A jet engine for an aircraft is constituted by the successive arrangement of a fan that takes in air, a compressor that takes in and compresses a portion of the air that the fan has taken in, a combustor that mixes the air that the compressor has compressed and fuel and causes a combustion, and a turbine that drives the fan and the compressor with the combustion gas of the combustor.
The compressor, the combustor and the turbine are allocated in a cylindrical partition wall, and the fan is allocated in the upstream of the cylindrical partition wall. A large portion of the air that the fan takes in passes along a bypass duct that is provided in a space which exists between the cylindrical partition wall and a casing that covers the outer periphery of the cylindrical partition wall. The air that passes through this bypass duct (bypass stream) is discharged so as to surround the outer circumference of the exhaust air of the turbine (core stream), and merges with the core stream.
The region where this core stream and bypass stream merge serves as a noise generation source, leading to the generation of noise. In order to reduce this noise, it has been proposed to have a plurality of pyramidal bodies arranged on a downstream end portion of a cylindrical partition wall to guide a portion of the high-speed core stream and the low-speed bypass stream in mutually different directions, and efficiently mix the fluids that flow on the inner side and the outer side of the cylindrical partition wall (for example, refer to Patent Document 1 and Non-Patent Document). Thereby, the core stream and the bypass stream are suitably mixed by the generation of a vortex, and it is possible to reduce the noise.
However, since the pyramidal bodies are permanently fixed to the cylindrical partition wall, the core stream and the bypass stream end up being mixed not only at the time of takeoff but during cruising as well, and thus more than needed, leading to the problem of a reduction in thrust during cruising. Therefore, it has been proposed to arrange nozzles on the cylindrical partition wall, and by suitably injecting air toward the merging portion of the core stream and the bypass stream, the mixture state is adjusted (for example, refer to Non-Patent Document 2).
Jet engines are mounted to airplane wings via a pylon.

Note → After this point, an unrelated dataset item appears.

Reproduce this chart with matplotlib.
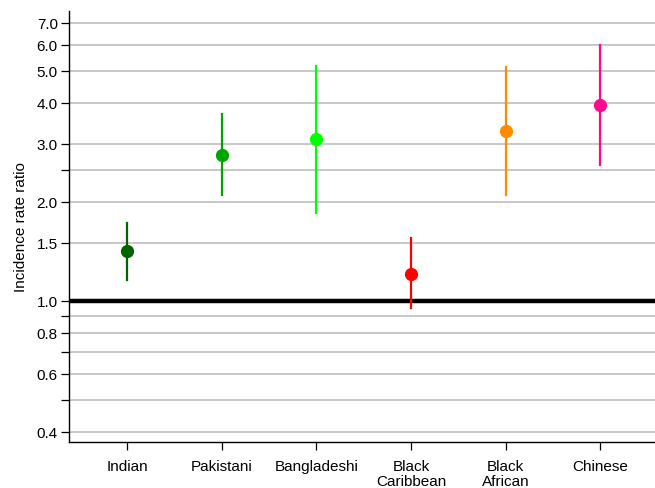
import matplotlib
matplotlib.use("Agg")
import matplotlib.pyplot as plt
import numpy as np

plt.rcParams['font.family'] = ['Liberation Sans', 'DejaVu Sans']

groups = ['Indian', 'Pakistani', 'Bangladeshi', 'Black\nCaribbean', 'Black\nAfrican', 'Chinese']
irr = [1.415, 2.78, 3.10, 1.21, 3.29, 3.94]
lower = [1.16, 2.09, 1.85, 0.95, 2.10, 2.59]
upper = [1.725, 3.70, 5.17, 1.55, 5.13, 6.01]
colours = ['#006400', '#00A500', '#00FF00', '#FF0000', '#FF8C00', '#FF0A8C']

grid_vals = [0.4, 0.5, 0.6, 0.7, 0.8, 0.9, 1.5, 2.0, 2.5, 3.0, 4.0, 5.0, 6.0, 7.0]
tick_vals = [0.4, 0.5, 0.6, 0.7, 0.8, 0.9, 1.0, 1.5, 2.0, 2.5, 3.0, 4.0, 5.0, 6.0, 7.0]
tick_labels = ['0.4', '', '0.6', '', '0.8', '', '1.0', '1.5', '2.0', '', '3.0', '4.0', '5.0', '6.0', '7.0']

fig = plt.figure(figsize=(6.55, 4.89), dpi=100)
ax = fig.add_axes([0.1053, 0.094, 0.8947, 0.8815])

x = np.arange(1, len(groups) + 1)

for g in grid_vals:
    ax.axhline(g, color='#C8C8C8', lw=1.4, zorder=1)
ax.axhline(1.0, color='black', lw=3.2, zorder=2)

for i in range(len(groups)):
    ax.plot([x[i], x[i]], [lower[i], upper[i]], color=colours[i], lw=1.6, zorder=3)
    ax.plot(x[i], irr[i], 'o', color=colours[i], ms=8.5, zorder=4)

ax.set_yscale('log')
ax.set_ylim(0.372, 7.6)
ax.set_xlim(0.384, 6.58)
ax.minorticks_off()
ax.set_yticks(tick_vals)
ax.set_yticklabels(tick_labels)
ax.set_xticks(x)
ax.set_xticklabels(groups, linespacing=1.1)

ax.spines['top'].set_visible(False)
ax.spines['right'].set_visible(False)
ax.spines['left'].set_linewidth(1.0)
ax.spines['bottom'].set_linewidth(1.0)
ax.tick_params(axis='both', labelsize=11, length=6, width=0.9, colors='black')
ax.tick_params(axis='x', pad=6)
ax.tick_params(axis='y', pad=2)
ax.set_ylabel('Incidence rate ratio', fontsize=11, labelpad=6)

fig.savefig('out.png', dpi=100)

In the downstream region of this pylon, as shown in FIG. 6, the core stream X is deflected by turbulence in the bypass stream Y so that a low-speed ambient air stream Z that is further outside the core stream X and the bypass stream Y approaches. At this time, since the speed differential between the core stream X and the ambient air stream Z is large, a high shearing stress region with rapid fluctuations in speed is produced in the boundary region, and thus serves as another noise generation source in addition to the aforementioned noise generation source.
[Patent Document 1] Japanese Unexamined Patent Application, First Publication No. 2003-172205
[Non-Patent Document 1] Steven J. Massey et al., “Computational Analyses of Propulsion Aeroacoustics for Mixed Flow Nozzle Pylon Installation at Takeoff”, NASA/CR-2001-211-56, September 2001.
[Non-Patent Document 2] Brenton Greska et al., “The Effects of Microjet Injection on an F404 Jet Engine”, AIAA 2005-3047, 11th AIAA/CEAS Aeroacoustics Conference (26th AIAA Aeroacoustics Conference), 23-25 May 2005.
Accordingly, in the nozzles disclosed in Non-Patent Document 2 above, it is not possible to reduce the noise from the aforementioned new noise generation source, and the noise reduction effect is insufficient.
The present invention was achieved in view of the above circumstances, and has as its object to provide a noise reducing device for a jet engine and a jet propulsion system that can reduce the noise that is produced as a result of the jet engine being connected to the wing of an airplane by a pylon.